- _Raw data_
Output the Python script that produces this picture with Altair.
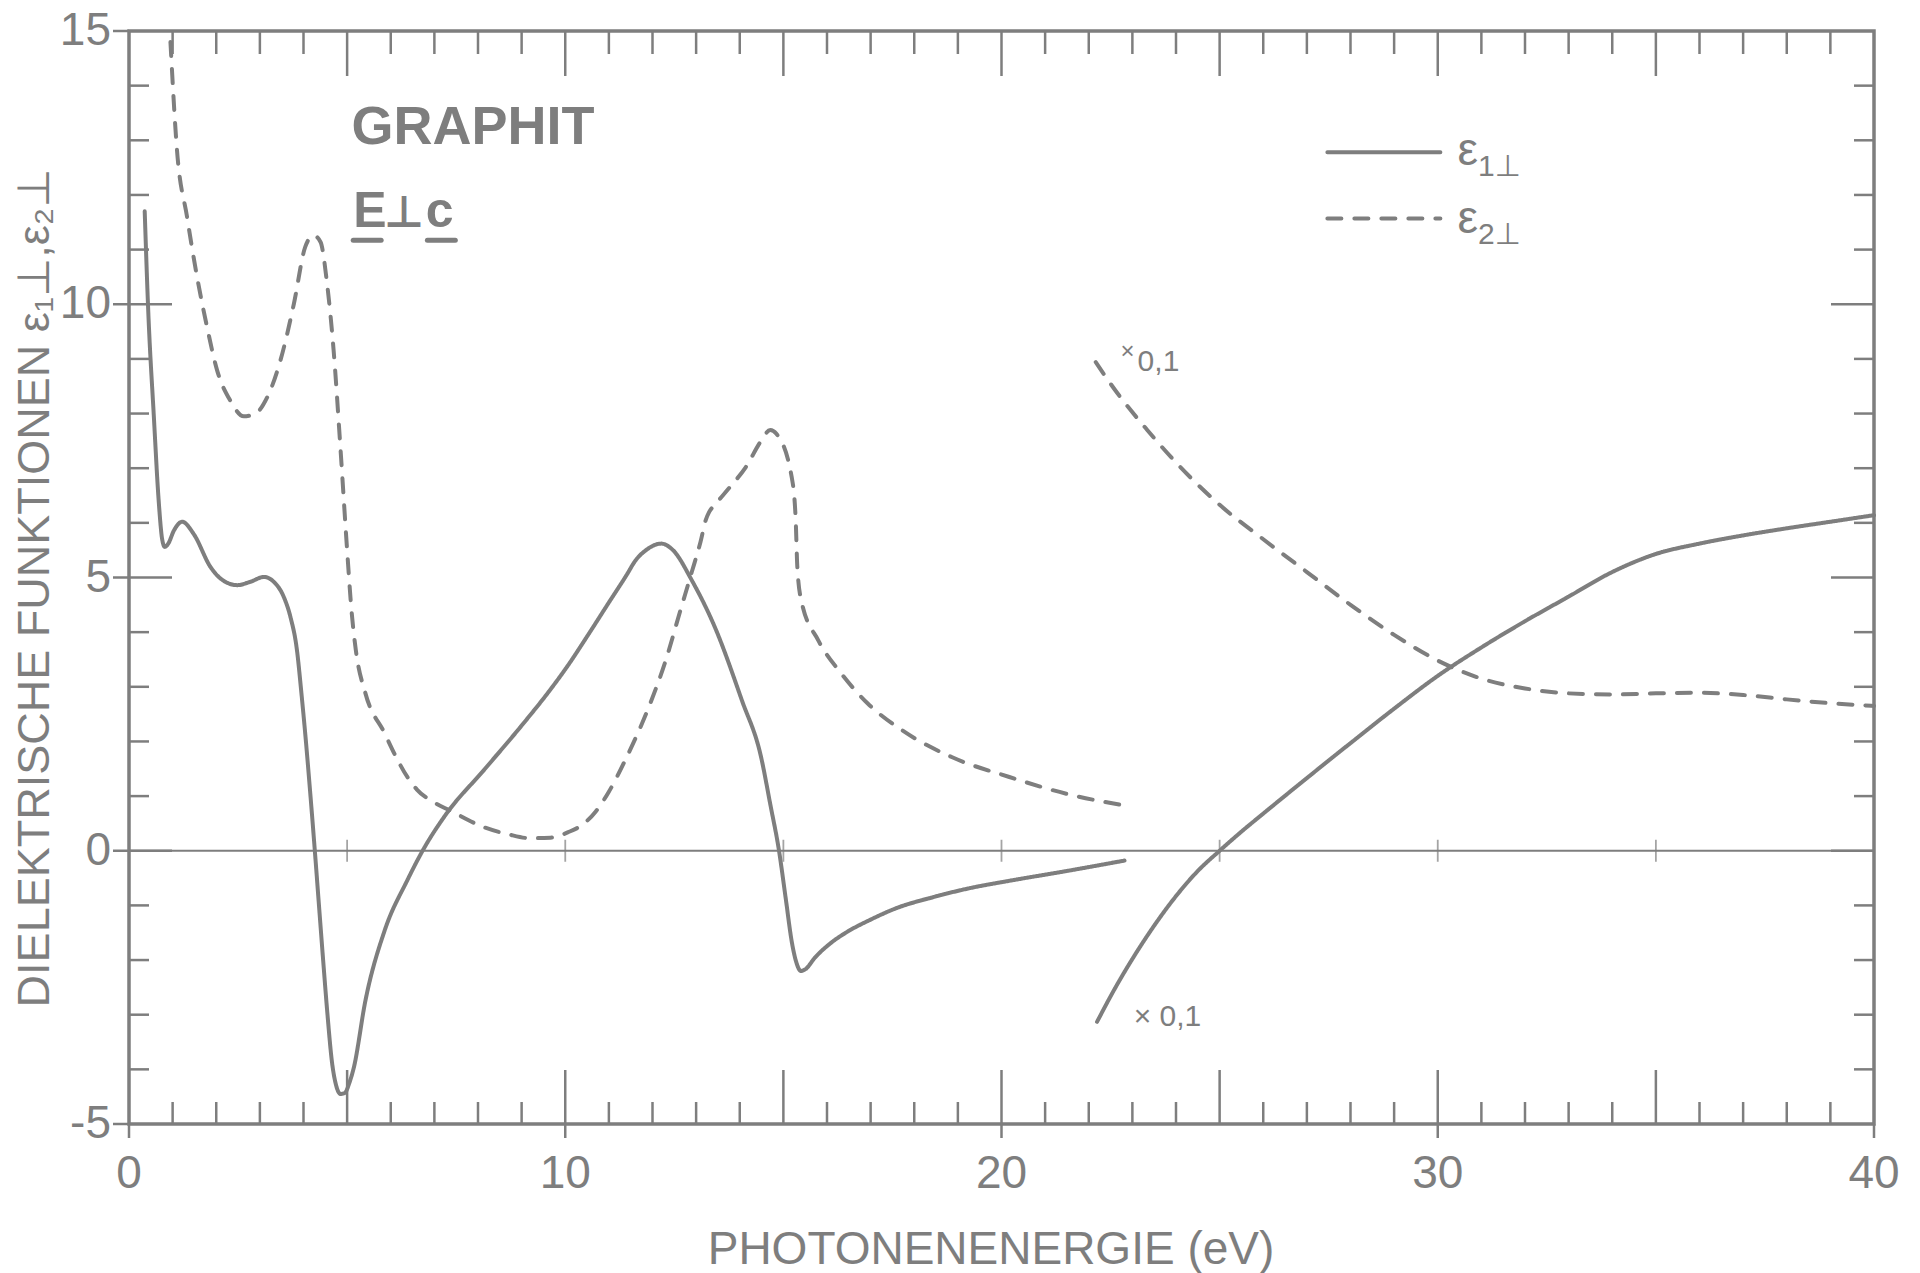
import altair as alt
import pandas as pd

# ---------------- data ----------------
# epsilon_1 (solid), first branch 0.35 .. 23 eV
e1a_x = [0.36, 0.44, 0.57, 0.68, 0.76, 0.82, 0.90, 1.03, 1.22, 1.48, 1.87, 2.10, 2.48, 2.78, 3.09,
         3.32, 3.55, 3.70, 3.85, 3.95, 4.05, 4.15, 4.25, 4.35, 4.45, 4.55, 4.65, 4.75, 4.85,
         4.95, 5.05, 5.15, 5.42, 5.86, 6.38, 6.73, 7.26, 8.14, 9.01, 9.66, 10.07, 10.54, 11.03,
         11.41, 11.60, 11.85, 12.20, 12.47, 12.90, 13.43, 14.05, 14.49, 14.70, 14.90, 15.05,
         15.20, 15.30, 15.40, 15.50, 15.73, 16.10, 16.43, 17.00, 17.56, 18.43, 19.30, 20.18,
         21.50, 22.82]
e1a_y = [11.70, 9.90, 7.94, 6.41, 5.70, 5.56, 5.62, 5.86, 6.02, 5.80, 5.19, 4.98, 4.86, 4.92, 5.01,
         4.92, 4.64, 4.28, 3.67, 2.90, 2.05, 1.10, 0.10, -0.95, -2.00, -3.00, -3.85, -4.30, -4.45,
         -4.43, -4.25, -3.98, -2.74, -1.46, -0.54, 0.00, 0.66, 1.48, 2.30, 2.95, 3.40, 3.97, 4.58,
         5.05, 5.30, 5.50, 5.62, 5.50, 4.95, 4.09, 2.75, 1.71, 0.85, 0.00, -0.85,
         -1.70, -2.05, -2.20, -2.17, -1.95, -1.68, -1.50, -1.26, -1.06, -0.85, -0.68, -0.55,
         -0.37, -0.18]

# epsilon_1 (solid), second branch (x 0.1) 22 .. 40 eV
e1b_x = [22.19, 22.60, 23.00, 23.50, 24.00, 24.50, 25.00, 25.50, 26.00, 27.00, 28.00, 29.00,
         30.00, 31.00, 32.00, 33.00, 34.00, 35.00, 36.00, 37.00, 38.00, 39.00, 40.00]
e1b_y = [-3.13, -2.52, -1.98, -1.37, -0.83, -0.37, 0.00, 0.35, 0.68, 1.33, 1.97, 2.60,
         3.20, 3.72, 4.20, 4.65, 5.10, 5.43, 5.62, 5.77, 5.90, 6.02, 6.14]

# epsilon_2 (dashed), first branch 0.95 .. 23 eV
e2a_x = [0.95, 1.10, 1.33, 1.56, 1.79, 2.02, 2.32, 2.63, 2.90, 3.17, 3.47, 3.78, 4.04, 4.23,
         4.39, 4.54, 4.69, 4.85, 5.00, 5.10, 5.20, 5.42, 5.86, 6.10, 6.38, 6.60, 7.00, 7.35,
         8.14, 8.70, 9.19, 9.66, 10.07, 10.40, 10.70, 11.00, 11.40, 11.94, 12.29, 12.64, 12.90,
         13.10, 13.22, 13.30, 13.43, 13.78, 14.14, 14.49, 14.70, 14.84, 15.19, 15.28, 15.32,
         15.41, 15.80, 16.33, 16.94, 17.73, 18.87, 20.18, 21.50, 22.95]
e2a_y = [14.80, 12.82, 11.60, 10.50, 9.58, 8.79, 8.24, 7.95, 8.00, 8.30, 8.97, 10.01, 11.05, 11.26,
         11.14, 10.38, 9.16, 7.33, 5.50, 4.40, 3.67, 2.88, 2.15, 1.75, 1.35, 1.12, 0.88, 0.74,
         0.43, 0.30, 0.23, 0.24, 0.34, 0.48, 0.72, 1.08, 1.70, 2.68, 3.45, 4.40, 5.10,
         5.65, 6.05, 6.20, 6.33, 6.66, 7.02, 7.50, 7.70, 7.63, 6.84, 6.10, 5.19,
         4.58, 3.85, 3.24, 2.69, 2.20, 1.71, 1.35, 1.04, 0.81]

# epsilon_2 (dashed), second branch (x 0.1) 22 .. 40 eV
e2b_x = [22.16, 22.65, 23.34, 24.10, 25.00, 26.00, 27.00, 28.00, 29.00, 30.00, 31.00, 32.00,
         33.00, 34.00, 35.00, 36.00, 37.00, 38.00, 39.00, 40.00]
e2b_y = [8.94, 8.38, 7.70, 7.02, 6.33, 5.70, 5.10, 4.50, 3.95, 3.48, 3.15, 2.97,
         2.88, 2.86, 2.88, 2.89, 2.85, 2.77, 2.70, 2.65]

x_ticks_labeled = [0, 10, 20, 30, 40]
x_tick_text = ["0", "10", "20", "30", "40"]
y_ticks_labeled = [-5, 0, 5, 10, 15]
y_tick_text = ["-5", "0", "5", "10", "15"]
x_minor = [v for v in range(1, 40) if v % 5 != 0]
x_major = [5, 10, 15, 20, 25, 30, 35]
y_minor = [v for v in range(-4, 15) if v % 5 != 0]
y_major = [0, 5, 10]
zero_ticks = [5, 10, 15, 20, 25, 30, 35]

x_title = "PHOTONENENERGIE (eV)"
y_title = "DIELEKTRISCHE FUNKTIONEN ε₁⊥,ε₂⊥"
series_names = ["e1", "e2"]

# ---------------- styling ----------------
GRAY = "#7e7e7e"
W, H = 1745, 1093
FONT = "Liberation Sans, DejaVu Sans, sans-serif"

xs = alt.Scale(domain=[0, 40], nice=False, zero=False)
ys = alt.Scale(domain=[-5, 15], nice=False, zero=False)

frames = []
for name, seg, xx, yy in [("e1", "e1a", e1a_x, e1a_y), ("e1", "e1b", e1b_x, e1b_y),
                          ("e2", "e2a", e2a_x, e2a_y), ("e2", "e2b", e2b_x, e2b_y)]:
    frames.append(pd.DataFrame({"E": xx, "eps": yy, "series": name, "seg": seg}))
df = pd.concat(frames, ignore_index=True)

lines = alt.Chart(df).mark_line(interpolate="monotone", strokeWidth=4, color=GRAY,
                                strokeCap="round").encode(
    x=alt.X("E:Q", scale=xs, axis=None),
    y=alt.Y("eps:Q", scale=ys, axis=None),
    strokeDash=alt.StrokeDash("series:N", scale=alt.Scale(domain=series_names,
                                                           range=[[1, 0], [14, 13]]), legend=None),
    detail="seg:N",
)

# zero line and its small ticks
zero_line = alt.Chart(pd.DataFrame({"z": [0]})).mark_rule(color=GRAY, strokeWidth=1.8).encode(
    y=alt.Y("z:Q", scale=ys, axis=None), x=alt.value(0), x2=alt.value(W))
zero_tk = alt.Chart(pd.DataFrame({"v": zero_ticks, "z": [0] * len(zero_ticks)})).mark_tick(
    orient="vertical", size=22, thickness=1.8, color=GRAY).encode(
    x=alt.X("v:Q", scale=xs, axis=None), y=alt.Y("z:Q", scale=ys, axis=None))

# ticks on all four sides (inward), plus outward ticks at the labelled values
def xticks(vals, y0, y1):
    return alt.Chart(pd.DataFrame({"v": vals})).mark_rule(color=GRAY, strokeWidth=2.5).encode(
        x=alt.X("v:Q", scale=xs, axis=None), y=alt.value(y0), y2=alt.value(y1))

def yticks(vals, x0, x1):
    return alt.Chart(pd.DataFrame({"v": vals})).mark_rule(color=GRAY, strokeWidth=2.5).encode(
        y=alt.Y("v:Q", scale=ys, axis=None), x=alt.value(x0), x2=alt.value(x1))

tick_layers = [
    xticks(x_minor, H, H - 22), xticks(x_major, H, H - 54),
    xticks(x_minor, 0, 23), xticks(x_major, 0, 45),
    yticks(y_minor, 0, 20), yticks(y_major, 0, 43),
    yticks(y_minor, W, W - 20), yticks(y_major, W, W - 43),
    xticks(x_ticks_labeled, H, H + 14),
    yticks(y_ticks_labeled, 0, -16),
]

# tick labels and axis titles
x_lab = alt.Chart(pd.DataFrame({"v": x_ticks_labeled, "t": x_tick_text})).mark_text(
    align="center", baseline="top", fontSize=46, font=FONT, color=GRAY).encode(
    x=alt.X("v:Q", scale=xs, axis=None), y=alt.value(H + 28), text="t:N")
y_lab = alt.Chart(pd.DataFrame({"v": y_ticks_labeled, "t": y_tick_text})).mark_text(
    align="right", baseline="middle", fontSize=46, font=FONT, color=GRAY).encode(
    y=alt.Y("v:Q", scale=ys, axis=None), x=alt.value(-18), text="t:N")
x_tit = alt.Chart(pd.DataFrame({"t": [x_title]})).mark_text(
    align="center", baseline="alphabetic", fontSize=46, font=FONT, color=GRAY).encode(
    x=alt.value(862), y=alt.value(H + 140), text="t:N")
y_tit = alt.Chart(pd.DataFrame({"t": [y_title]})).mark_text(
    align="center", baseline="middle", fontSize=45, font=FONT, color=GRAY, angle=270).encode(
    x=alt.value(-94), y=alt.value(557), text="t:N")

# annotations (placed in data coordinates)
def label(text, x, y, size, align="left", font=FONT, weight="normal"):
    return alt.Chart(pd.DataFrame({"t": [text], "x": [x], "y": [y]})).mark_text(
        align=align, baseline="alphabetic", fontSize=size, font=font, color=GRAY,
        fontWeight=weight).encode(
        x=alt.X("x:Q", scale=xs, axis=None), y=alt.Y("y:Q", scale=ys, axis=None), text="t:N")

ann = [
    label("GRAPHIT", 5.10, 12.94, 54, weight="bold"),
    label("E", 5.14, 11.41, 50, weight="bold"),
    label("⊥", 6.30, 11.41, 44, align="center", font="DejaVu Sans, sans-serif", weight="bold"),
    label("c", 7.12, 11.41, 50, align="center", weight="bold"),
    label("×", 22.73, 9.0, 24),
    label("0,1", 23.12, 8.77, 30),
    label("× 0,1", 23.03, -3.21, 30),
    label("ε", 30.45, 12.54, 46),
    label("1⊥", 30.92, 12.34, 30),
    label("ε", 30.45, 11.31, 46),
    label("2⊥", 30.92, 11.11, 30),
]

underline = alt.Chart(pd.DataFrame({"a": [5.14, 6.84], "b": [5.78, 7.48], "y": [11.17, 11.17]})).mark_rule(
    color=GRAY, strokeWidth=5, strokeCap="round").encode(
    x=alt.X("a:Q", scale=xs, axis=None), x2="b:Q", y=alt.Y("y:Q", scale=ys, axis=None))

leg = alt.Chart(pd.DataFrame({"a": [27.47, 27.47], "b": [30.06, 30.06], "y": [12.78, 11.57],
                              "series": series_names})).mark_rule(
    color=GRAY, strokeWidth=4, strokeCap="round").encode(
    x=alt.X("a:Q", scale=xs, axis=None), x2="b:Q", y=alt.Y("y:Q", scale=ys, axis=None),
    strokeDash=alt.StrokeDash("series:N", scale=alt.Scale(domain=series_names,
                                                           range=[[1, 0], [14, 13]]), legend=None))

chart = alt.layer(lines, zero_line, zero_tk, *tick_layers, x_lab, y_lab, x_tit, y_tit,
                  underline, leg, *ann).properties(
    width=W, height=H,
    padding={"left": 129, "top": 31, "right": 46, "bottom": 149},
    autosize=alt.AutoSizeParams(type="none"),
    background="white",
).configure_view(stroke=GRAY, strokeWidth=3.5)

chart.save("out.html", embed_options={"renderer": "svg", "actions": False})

- _Problem requirements_
Leave out the pictures, then repeat the listing above exactly from its first line to the line with "import pandas as pd", inclusive.

- _Final answer_
Output the Python script that produces this picture with Altair.
import altair as alt
import pandas as pd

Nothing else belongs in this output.